Sunday, September 22, 2019

Some Notes on U.S. Presidential Elections and Foreign Interference


The Wall Street Journal reported on September 20 that Donald J. Trump, president of these United States, recently called the president of Ukraine to ask him for a criminal investigation into Hunter Biden. Mr. Biden has business ties to Ukraine and, more importantly, is the son of former U.S. vice-president Joe Biden, currently a leading Democratic candidate for president. DJT allegedly threatened to withhold American military aid from Ukraine (which has in recent years had a spot of bother with Russia) unless he got what he wanted. It is not the first time Mr. Trump solicited foreign aid in a presidential election. Should he win re-election and make good his threat to seek a third term*, it won’t be the last.

Such solicitations remain rare in American political history. French minister to the U.S. Pierre Adet did attempt to swing the 1796 presidential election in favor of the Francophile Thomas Jefferson, but did so without Jefferson’s approval and without success. The Confederate States of America would surely have welcomed the election of Democrat George McClellan to the presidency in 1864, but, so far as I know, the CSA spent no resources to ensure Lincoln’s electoral defeat. Nearer our own time, Ronald Reagan’s campaign allegedly offered covert military aid to Iran in return for its retaining American hostages until after the 1980 election. A 1993 Congressional investigation into the so-called “October Surprise” conspiracy found no persuasive evidence.

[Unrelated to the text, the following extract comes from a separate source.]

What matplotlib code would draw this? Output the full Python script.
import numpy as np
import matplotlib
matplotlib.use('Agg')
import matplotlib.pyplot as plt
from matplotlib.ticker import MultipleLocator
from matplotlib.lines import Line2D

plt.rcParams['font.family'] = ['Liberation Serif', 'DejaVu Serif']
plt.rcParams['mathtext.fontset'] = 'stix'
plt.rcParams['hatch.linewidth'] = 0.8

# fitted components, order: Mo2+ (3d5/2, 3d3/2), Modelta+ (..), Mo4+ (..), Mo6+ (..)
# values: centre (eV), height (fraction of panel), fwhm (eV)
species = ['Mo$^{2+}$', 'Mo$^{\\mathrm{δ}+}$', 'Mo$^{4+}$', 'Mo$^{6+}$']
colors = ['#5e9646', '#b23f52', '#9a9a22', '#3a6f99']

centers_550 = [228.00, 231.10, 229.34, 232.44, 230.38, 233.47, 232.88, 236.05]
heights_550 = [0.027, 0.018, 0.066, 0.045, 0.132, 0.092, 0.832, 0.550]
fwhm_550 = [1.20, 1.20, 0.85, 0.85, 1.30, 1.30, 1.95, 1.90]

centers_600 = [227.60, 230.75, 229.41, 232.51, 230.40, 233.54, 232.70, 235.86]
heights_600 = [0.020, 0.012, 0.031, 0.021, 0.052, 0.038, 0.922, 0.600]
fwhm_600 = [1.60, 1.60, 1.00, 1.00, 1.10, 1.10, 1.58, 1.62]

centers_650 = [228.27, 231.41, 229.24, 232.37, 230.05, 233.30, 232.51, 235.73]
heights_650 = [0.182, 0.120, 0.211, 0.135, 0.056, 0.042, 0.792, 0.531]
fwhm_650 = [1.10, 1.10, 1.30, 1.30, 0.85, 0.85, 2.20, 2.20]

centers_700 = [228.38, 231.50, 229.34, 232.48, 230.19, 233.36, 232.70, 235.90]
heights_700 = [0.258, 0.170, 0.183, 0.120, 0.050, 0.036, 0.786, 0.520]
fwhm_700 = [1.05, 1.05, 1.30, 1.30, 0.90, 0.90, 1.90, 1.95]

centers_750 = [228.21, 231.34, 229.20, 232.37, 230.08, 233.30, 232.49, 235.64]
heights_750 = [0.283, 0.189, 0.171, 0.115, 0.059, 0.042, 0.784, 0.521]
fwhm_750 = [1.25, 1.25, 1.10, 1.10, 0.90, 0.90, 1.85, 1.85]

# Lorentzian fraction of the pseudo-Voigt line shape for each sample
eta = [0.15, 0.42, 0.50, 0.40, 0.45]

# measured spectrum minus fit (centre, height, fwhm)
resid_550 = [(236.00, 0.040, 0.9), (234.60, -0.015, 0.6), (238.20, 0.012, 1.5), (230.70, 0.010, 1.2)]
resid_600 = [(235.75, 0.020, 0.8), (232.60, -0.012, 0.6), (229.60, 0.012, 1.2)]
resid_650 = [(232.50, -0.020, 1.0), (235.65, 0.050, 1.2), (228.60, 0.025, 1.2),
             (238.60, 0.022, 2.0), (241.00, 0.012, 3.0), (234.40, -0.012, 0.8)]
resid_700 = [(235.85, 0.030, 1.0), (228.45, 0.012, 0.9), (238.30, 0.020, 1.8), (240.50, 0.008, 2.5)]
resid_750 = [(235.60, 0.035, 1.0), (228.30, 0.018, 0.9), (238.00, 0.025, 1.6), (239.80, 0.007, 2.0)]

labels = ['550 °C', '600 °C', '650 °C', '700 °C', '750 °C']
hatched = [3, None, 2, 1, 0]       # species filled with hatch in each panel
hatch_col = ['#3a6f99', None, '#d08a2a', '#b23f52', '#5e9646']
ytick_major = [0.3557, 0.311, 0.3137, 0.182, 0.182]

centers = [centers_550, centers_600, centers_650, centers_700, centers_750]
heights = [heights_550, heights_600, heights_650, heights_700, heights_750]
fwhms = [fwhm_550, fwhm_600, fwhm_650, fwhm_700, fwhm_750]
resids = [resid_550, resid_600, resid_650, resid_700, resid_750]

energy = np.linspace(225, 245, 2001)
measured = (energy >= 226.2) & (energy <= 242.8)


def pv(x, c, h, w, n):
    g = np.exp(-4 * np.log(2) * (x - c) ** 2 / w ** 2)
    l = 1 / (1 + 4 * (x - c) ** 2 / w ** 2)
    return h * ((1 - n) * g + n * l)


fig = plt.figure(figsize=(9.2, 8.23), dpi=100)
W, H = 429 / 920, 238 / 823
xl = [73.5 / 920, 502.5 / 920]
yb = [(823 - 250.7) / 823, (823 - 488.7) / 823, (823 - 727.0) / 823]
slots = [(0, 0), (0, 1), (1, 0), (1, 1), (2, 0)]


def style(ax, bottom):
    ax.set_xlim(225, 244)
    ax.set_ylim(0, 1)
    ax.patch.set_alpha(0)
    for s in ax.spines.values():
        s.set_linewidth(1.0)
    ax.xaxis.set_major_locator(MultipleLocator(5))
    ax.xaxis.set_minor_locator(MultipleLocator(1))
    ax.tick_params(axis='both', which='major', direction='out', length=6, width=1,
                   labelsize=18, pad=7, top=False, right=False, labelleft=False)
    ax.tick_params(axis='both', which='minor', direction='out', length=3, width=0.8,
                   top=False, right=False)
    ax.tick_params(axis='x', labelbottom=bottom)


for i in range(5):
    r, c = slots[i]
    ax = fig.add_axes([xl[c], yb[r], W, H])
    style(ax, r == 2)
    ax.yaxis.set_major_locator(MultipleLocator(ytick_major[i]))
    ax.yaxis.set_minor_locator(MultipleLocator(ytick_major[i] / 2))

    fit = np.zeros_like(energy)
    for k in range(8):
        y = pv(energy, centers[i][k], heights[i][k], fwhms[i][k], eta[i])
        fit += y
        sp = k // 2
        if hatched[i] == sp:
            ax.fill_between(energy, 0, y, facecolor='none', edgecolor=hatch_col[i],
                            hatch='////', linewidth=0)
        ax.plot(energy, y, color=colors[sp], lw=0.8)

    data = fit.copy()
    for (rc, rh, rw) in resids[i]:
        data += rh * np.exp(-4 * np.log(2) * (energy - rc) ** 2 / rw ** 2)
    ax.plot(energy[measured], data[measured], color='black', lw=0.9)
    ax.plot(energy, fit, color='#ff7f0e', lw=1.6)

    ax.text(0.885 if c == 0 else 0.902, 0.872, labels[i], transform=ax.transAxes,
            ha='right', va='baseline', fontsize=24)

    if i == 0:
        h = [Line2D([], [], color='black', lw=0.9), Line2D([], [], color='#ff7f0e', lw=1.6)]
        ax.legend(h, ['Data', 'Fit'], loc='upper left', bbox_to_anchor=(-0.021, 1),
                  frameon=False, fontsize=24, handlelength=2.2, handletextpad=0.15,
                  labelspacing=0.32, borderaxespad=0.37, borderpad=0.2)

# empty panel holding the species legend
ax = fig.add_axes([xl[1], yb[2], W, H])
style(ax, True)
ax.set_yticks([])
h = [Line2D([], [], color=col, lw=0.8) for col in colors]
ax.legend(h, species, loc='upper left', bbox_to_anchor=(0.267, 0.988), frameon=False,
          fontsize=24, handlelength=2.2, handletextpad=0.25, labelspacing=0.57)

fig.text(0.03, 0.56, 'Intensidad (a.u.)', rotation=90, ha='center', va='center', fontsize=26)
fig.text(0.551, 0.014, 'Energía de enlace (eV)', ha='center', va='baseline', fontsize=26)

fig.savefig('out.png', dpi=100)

Does history repeat itself? Sure hope so.
Prior our present Reign of Error, only one U.S. presidential candidate deliberately sought foreign assistance with his election bid: Richard Nixon. (Surprise!) In 1968 Nixon believed that a successful peace accord between North and South Vietnam would help the incumbent party’s candidate, Hubert Humphrey, win the presidency. Through intermediary Anna Chennault, he persuaded the president of South Vietnam to withdraw from peace talks with the North, implying that the RVN government would get a better deal from him than from the Democrats. Instead they got seven more years of war while Nixon got the White House. That Richard Nixon’s presidency ended poorly should hearten those critics of President Trump who hope that history, in this case, will keep repeating itself.

DJT deserves some back-handed credit, I suppose, for revealing the weakness of the safeguards against foreign electoral interference in the U.S. Constitution. The framers of that document did worry that “foreign powers” might seek “to gain an improper ascenden[cy] in our councils…by raising a creature of their own to the chief magistracy of the Union” (Federalist 68). They provided against such interference through the emoluments clause, making it illegal for federal office-holders to receive remuneration or patronage from other sovereigns; through the restriction of the presidency to “natural-born” citizens; and through the institution of the Electoral College, whose members’ good judgment would prevent a foreign potentate’s stooge from winning election. All of these protections proved useless against the Man from Mar-a-Lago. The emergence of political parties turned the Electoral College into a rubber stamp; fanatical primary voters and vote-suppressing state legislatures now play a vastly larger role in choosing presidents. Jus soli electoral qualifications have proven no guarantee of loyalty to the United States, as the hundreds of thousands of American-born men who fought for the Confederacy demonstrated. The emoluments clause hasn’t stopped DJT from raking in money - probably millions of dollars - from foreign governments making use of his real estate. Another clause of the Constitution, identifying bribery as a “high crime and misdemeanor,” hasn’t stopped President Trump from soliciting a bribe, in this case valuable political campaign services, from a foreign government, in this case Ukraine. That clause also identifies bribery as grounds for impeachment, which has proven a clumsy and ineffectual instrument of presidential removal, except in the case of…Richard Nixon. What an odd coincidence.   


* The Constitution currently prohibits twice-elected presidents from seeking another term, but as we’ve noted Mister Trump and his followers have little but contempt for that document.